Real estate recovery sure hasn’t done renters any favors.

The path to prosperity is not paved with rent checks – at least not for the ones writing them. But with home ownership under 64%, a near half-century low, it appears there are more and more Americans doing just that… and many not by choice.

While existing homeowners are enjoying the dip in monthly payments brought about by historically low mortgage rates, renters are getting squeezed with higher costs resulting from increasing demand as subjects of foreclosure and an influx of new college graduates seek housing.

And just as the number of rentals available fails to keep up with demand, those renters who aspire to buy find themselves so “cost-burdened” by their monthly payments that they are ill-positioned to afford today’s rising home prices.

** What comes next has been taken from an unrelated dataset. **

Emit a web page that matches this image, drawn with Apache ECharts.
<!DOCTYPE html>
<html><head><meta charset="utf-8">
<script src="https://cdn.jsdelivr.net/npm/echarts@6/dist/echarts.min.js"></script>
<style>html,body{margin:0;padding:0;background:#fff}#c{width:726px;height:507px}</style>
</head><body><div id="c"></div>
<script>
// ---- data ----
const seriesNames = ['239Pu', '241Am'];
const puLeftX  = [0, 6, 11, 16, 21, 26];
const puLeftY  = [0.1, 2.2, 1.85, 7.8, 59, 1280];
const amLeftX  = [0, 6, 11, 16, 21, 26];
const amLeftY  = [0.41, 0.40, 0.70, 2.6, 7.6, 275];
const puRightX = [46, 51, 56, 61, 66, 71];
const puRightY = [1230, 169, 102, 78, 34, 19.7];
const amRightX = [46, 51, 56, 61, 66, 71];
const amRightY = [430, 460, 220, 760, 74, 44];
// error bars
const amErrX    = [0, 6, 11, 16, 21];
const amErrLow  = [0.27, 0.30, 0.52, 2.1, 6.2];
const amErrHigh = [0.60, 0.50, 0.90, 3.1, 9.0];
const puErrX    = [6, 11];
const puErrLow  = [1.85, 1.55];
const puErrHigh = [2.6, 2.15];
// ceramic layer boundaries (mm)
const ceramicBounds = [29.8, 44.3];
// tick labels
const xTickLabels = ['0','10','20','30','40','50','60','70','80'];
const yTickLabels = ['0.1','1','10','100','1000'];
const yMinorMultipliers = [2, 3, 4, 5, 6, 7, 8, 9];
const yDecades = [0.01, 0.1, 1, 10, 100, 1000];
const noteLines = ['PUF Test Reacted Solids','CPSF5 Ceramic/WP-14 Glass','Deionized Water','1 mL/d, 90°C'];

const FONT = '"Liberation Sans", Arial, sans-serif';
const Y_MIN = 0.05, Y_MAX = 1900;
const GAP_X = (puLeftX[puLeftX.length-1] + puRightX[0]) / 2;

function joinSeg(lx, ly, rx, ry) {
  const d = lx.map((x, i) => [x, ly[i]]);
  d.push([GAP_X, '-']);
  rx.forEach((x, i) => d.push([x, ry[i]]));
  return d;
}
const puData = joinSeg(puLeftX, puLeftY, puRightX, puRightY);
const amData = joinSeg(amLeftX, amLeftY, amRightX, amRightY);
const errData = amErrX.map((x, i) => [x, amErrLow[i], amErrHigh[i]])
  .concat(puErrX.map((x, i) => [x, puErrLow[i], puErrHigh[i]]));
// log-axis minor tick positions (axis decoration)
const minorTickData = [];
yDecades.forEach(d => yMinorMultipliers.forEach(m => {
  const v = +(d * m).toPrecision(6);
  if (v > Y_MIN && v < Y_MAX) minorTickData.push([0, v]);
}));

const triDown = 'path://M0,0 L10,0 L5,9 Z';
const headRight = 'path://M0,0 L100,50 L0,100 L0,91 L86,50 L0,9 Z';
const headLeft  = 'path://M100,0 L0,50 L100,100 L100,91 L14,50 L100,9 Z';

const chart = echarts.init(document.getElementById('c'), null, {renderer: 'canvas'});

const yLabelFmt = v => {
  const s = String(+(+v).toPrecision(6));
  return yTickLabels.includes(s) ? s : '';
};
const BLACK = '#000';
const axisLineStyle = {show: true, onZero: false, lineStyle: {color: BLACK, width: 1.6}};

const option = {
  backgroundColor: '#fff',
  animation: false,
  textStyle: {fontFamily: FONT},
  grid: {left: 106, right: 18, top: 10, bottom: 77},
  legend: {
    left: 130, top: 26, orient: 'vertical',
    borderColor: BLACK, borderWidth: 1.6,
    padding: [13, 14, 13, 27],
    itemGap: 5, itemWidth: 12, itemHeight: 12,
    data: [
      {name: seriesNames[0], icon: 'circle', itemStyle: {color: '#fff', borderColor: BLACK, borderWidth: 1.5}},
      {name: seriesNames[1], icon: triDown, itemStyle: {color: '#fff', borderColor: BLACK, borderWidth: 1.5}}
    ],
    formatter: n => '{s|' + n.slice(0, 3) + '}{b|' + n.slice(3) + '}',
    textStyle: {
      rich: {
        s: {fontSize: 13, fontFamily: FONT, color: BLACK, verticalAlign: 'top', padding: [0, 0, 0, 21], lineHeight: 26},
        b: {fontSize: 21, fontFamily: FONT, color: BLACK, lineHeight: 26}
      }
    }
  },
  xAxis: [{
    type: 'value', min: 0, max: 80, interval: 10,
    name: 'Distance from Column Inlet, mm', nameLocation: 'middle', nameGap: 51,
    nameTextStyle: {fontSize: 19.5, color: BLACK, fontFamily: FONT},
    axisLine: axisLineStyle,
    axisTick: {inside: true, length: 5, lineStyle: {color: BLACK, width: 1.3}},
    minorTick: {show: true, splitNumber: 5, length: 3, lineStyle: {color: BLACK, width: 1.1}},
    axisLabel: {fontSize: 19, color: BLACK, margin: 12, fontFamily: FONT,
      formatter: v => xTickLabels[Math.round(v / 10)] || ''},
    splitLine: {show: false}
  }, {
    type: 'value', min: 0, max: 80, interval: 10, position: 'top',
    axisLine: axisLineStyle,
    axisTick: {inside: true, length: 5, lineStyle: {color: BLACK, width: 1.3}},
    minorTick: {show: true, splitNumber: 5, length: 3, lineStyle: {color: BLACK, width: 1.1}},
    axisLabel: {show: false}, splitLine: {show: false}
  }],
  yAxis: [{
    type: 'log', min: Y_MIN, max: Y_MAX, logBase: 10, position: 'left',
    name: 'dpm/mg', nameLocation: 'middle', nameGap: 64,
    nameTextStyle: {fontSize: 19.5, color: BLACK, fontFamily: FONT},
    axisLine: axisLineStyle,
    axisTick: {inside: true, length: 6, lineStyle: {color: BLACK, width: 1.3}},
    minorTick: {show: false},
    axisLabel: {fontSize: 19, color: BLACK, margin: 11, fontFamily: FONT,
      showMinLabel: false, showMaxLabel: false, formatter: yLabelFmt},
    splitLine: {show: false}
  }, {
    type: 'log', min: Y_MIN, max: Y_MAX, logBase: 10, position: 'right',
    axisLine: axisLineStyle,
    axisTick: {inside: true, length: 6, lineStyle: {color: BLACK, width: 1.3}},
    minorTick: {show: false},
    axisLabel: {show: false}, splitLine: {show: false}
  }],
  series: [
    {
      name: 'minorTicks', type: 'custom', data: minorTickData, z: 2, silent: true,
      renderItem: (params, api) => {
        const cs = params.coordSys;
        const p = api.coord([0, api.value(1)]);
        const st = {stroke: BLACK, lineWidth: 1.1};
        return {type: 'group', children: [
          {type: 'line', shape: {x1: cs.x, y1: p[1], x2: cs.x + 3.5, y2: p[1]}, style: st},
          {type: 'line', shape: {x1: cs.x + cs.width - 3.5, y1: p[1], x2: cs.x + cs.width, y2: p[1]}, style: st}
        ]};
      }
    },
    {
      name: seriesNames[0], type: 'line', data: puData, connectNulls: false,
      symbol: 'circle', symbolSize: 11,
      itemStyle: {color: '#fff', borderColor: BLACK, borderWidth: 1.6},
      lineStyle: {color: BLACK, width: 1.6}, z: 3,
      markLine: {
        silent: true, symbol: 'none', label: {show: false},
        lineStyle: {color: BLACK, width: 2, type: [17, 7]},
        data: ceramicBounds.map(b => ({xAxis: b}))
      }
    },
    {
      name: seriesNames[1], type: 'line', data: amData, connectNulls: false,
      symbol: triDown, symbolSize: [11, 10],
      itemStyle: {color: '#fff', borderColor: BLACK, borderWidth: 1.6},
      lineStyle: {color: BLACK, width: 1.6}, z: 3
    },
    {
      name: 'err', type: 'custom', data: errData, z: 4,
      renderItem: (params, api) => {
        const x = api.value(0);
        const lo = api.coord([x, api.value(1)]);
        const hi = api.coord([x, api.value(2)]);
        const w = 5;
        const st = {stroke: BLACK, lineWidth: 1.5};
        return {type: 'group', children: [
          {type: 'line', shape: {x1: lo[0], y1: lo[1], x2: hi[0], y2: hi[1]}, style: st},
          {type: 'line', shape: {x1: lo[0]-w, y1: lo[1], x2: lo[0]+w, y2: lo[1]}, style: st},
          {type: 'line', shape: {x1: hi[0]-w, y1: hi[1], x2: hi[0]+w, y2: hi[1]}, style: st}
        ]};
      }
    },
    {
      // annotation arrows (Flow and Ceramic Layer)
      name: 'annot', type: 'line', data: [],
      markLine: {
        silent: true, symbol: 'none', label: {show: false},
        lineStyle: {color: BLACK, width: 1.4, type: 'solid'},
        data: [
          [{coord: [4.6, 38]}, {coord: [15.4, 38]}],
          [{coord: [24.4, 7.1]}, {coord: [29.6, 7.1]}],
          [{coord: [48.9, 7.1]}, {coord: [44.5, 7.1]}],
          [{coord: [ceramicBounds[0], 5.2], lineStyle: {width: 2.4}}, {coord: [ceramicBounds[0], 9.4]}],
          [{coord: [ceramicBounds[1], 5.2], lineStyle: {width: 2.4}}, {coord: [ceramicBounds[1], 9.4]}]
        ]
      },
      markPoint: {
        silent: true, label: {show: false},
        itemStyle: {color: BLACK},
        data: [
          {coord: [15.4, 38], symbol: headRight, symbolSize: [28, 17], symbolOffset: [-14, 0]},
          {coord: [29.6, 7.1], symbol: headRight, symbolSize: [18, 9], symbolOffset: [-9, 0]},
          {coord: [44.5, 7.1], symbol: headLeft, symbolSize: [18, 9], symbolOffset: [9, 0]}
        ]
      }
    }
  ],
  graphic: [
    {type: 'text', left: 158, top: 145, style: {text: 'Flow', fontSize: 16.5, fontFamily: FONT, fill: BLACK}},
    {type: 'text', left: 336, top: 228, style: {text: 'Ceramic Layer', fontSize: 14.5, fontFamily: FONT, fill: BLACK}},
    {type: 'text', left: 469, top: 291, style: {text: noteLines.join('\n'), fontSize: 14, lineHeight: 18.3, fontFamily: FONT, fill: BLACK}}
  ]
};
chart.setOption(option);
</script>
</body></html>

Contrasting this with the lowered household costs and growing equity homeowners are experiencing, it is easy to see how the wealth gap is widening between those who own and those who rent.

Though less pronounced in areas where the real estate boom and bust was less dramatic on the rate of homeownership, such as the Midwest, this disparity is undeniably conspicuous in cities where jobs are abundant and in smaller suburbs. One of those regions? Charleston metro.

Home prices in areas such as Mount Pleasant, Daniel Island, and even the downtown peninsula have more than rebounded – they have soared – since 2012, and relocating homeowners have the luxury of selling high… or renting high. Either way, their gain is another’s pain, as those entering the market compromise on their starter home or pony up a startling monthly rent payment.

According to the Mortgage Bankers Association, Americans have refinanced $9.4 trillion of mortgage debt following the bubble burst. The changing economics of homeownership is something many renters want in on – but with rent so crazy high, the trick is saving enough money to ditch the landlord.